Hence, $g_n$ is a $5 \varepsilon_n + 6\pi/N$-isometry onto its image. This is the quasi-lift we wanted to construct.

Let $\delta \in (0, 1/3)$. For all large enough $n$, I can find $N$ such that $g_n$ is a $\delta$-isometry onto its image and $f_n$ is a $\delta$-isometry, and $2\pi/n < \delta$. Then, $f_n \circ g_n$ is a $2\delta$-isometry from $\mathbb{S}_1$ to itself. Since $f_n \circ g_n$ maps $\mathbb{U}_N$ to itself,

$$\|f_n\circ g_n - id \|_{\infty} \leq 3 \delta < 1.$$

But if two maps from $\mathbb{S}_1$ to itself are at (supremum) distance strictly less than $1$, then they have the same index. Hence, $f_n\circ g_n$ has index one, and thus is not contractible.

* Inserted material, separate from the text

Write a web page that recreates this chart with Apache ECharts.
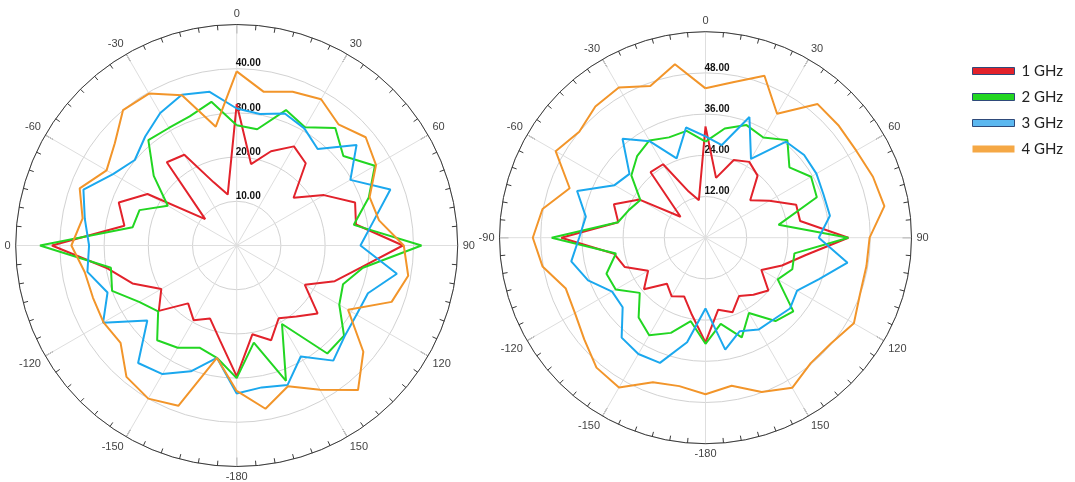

If $(g_{n, t})_{t \in [0,1]}$ were a contraction of $g_n$ to a point in $X_n$, then $(f_n \circ g_{n, t})_{t \in [0,1]}$ would be a contraction from $f_n \circ g_n$ to a point in $\mathbb{S}_1$, which contradicts the non-triviality of the loop $f_n\circ g_n$.